楽しい曲に悲しい歴史? 3分クッキングのあの曲

「キユーピーの3分クッキング」といえば、一度聞いたら覚えてしまう印象的な音楽。番組のオリジナル曲だと思っている人も多いだろう。あの曲も実はクラシック音楽だ。

 ドイツの作曲家レオン・イェッセルのオペレッタ「おもちゃの兵隊の観兵式」の中の一曲で、日本では「おもちゃの兵隊のマーチ」と呼ばれている。オペレッタとは、音楽劇の一種で、コミカルで楽しい作品のこと。確かに聞くだけで楽しい気分になってくる楽曲だ。

 その一方で、明るい作風で数々のオペレッタや合唱曲を作ったイェッセルには、悲しい逸話がある。音楽家の権利を守る団体の初期メンバーになるなど、音楽業界にとって重要な人物であったイェッセル。しかしユダヤ人であったために、ナチス政権下で迫害を受ける。

 職を追われ、作品は上演禁止。1941年に逮捕され、翌年に亡くなった。こんな悲劇がなければ、もっと沢山の作品が生まれていたはずだ。テレビを見て夕飯のおかずについて考えられるのはとても幸せなことなのだと思わされる。

あのクラシック音楽にそっくりな「ゴジラのテーマ」

 映画『ゴジラ-1.0』がアカデミー賞視覚効果賞にノミネートされ、話題になっているゴジラシリーズ。「デデ デン デデ デン」というメロディが印象的なテーマ曲は、作曲家の伊福部昭氏がゴジラのために作ったものだ。

 このゴジラのテーマにそっくりなクラシック音楽がある。
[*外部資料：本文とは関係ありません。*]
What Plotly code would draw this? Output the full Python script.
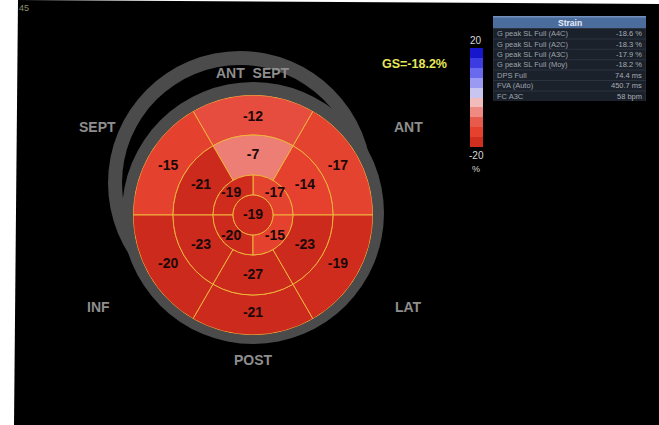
import plotly.graph_objects as go

# ---------------- data ----------------
basal_theta = [30, 90, 150, 210, 270, 330]
basal_values = [-17, -12, -15, -20, -21, -19]
mid_theta = [30, 90, 150, 210, 270, 330]
mid_values = [-14, -7, -21, -23, -27, -23]
apical_theta = [45, 135, 225, 315]
apical_values = [-17, -19, -20, -15]
apex_values = [-19]

ring_radii = [0, 20, 40, 80, 120]  # apex, apical, mid, basal boundaries

wall_labels = ["ANT  SEPT", "SEPT", "ANT", "INF", "LAT", "POST"]
global_strain = "GS=-18.2%"

table_labels = ["G peak SL Full (A4C)", "G peak SL Full (A2C)", "G peak SL Full (A3C)",
                "G peak SL Full (Moy)", "DPS Full", "FVA (Auto)", "FC A3C"]
table_values = ["-18.6 %", "-18.3 %", "-17.9 %", "-18.2 %", "74.4 ms", "450.7 ms", "58 bpm"]
table_title = "Strain"

scale_band_values = [-18, -14, -10, -6, -2, 2, 6, 10, 14, 18]
scale_ticks = ["20", "-20", "%"]

# ---------------- helpers / style ----------------
W, H = 659, 425
def px(x): return x / W
def py(y): return 1 - y / H

ZMIN, ZMAX = -20, 20
cs_stops = [-20, -18, -17.5, -14, -10, -6, -2, 2, 6, 10, 14, 18, 20]
cs_colors = ["#cc2a1c", "#d22e20", "#e4442f", "#e6402f", "#e85a4c", "#ee8a82", "#f2bcbc",
             "#c8c6f0", "#9a9af2", "#6a6aee", "#3c3ce2", "#1616cc", "#1010c0"]
colorscale = [[(s - ZMIN) / (ZMAX - ZMIN), c] for s, c in zip(cs_stops, cs_colors)]

LINE = "#f0b23c"
FONT = "Liberation Sans"
fig = go.Figure()

def ring(theta, values, width, r0, r1):
    fig.add_trace(go.Barpolar(
        theta=theta, r=[r1 - r0] * len(values), base=[r0] * len(values), width=[width] * len(values),
        marker=dict(color=values, colorscale=colorscale, cmin=ZMIN, cmax=ZMAX,
                    line=dict(color=LINE, width=1)),
        hoverinfo="skip", showlegend=False))

ring(basal_theta, basal_values, 60, ring_radii[3], ring_radii[4])
ring(mid_theta, mid_values, 60, ring_radii[2], ring_radii[3])
ring(apical_theta, apical_values, 90, ring_radii[1], ring_radii[2])
ring([0], apex_values, 360, ring_radii[0], ring_radii[1])

lab_r = ([98] * len(basal_values) + [60] * len(mid_values) + [31] * len(apical_values) + [0])
lab_t = basal_theta + mid_theta + apical_theta + [0]
lab_v = basal_values + mid_values + apical_values + apex_values
fig.add_trace(go.Scatterpolar(
    r=lab_r, theta=lab_t, mode="text", text=[f"<b>{v}</b>" for v in lab_v],
    textfont=dict(family=FONT, size=14, color="#1c0808"),
    hoverinfo="skip", showlegend=False))

# colour scale bar
fig.add_trace(go.Heatmap(
    z=[[v] for v in scale_band_values], y=scale_band_values, x=[0],
    colorscale=colorscale, zmin=ZMIN, zmax=ZMAX, showscale=False, hoverinfo="skip"))

fig.update_layout(
    width=W, height=H, margin=dict(l=0, r=0, t=0, b=0),
    paper_bgcolor="white", plot_bgcolor="rgba(0,0,0,0)",
    polar=dict(domain=dict(x=[px(133), px(373)], y=[py(335), py(95)]),
               bgcolor="rgba(0,0,0,0)", hole=0,
               radialaxis=dict(visible=False, range=[0, ring_radii[-1]]),
               angularaxis=dict(visible=False, rotation=0, direction="counterclockwise")),
    xaxis=dict(domain=[px(470), px(483)], visible=False),
    yaxis=dict(domain=[py(147), py(48)], visible=False, range=[-20, 20]),
)

def rect(x0, y0, x1, y1, color, layer="below"):
    return dict(type="rect", xref="paper", yref="paper", x0=px(x0), x1=px(x1), y0=py(y1), y1=py(y0),
                fillcolor=color, line=dict(width=0), layer=layer)

shapes = [
    dict(type="path", xref="paper", yref="paper",
         path=f"M{px(18)},{py(0)} L{px(659)},{py(4)} L{px(659)},{py(425)} L{px(14)},{py(425)} Z",
         fillcolor="black", line=dict(width=0), layer="below"),
    dict(type="circle", xref="paper", yref="paper", x0=px(108), x1=px(372), y0=py(315), y1=py(51),
         fillcolor="#4b4b4b", line=dict(width=0), layer="below"),
    dict(type="circle", xref="paper", yref="paper", x0=px(122), x1=px(358), y0=py(301), y1=py(65),
         fillcolor="black", line=dict(width=0), layer="below"),
    dict(type="circle", xref="paper", yref="paper", x0=px(122), x1=px(384), y0=py(344), y1=py(82),
         fillcolor="#4b4b4b", line=dict(width=0), layer="below"),
]

# table drawn with shapes + annotations
TX0, TX1, TY0, HDR = 493, 646, 16, 12
ROW = 10.4
shapes.append(rect(TX0, TY0, TX1, TY0 + HDR + ROW * len(table_labels), "#2c3340"))
shapes.append(rect(TX0, TY0, TX1, TY0 + HDR, "#4b6d9e"))
shapes.append(rect(TX0, TY0, TX1, TY0 + 1.5, "#7390bd"))
ann = []
for i, (lab, val) in enumerate(zip(table_labels, table_values)):
    y0 = TY0 + HDR + i * ROW
    shapes.append(rect(TX0 + 0.5, y0 + 1, TX1 - 0.5, y0 + ROW, "#1b212b"))
    yc = y0 + ROW / 2 + 0.5
    ann.append(dict(x=px(TX0 + 2), y=py(yc), xref="paper", yref="paper", text=lab, showarrow=False,
                    xanchor="left", yanchor="middle",
                    font=dict(family=FONT, size=7.5, color="#9ea3ab")))
    ann.append(dict(x=px(TX1 - 2), y=py(yc), xref="paper", yref="paper", text=val, showarrow=False,
                    xanchor="right", yanchor="middle",
                    font=dict(family=FONT, size=7.5, color="#a8acb3")))
ann.append(dict(x=px((TX0 + TX1) / 2), y=py(TY0 + HDR / 2 + 0.5), xref="paper", yref="paper",
                text=f"<b>{table_title}</b>", showarrow=False, xanchor="center", yanchor="middle",
                font=dict(family=FONT, size=8.5, color="#e8eef8")))
fig.update_layout(shapes=shapes)

def label(text, x, y, size, color):
    ann.append(dict(x=px(x), y=py(y), xref="paper", yref="paper", text=text, showarrow=False,
                    xanchor="center", yanchor="middle", font=dict(family=FONT, size=size, color=color)))

wall_pos = [(253, 73), (97, 127), (408, 127), (98, 307), (408, 307), (253, 360)]
for t, (x, y) in zip(wall_labels, wall_pos):
    label(f"<b>{t}</b>", x, y, 14, "#8e8e8e")
label(f"<b>{global_strain}</b>", 414, 64, 12.5, "#e6e65a")
label("45", 24, 8, 9, "#8f8f70")
for t, y, s in zip(scale_ticks, [40, 155, 169], [10, 10, 9]):
    label(t, 476, y, s, "#d8d8d8")
fig.update_layout(annotations=ann)

fig.write_html("out.html")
それはフランスの作曲家モーリス・ラヴェルの「ピアノ協奏曲ト長調」。第3楽章にある変拍子の部分が、ゴジラの「デデ デン」にそっくりなのだ。それもそのはず、伊福部氏はこの楽曲から着想を得てゴジラのテーマを作曲したのだという。

 著作権についての意識が今ほど徹底されていなかった時代、メロディの使い回しや「着想を得た」という手法はよく使われていたそう。ラヴェル自身も、この楽曲を作る際「モーツァルトやサン=サーンスと同じような美意識を持って作曲した」と語っているそうだ。素晴らしい作品から刺激を受け、また新しく素晴らしい作品が生まれていくのだ。

 知らないだけで、毎日のように耳に入ってくるクラシック音楽たち。運動会や結婚式、テレビや映画などでおなじみのあの楽曲を、本書では120曲以上紹介している。掲載されている曲はすべて二次元コードからスマホで聴けるようになっているので、タイトルを見ただけで思い浮かばなくても安心だ。プレイリストを再生しながら読んでみてほしい。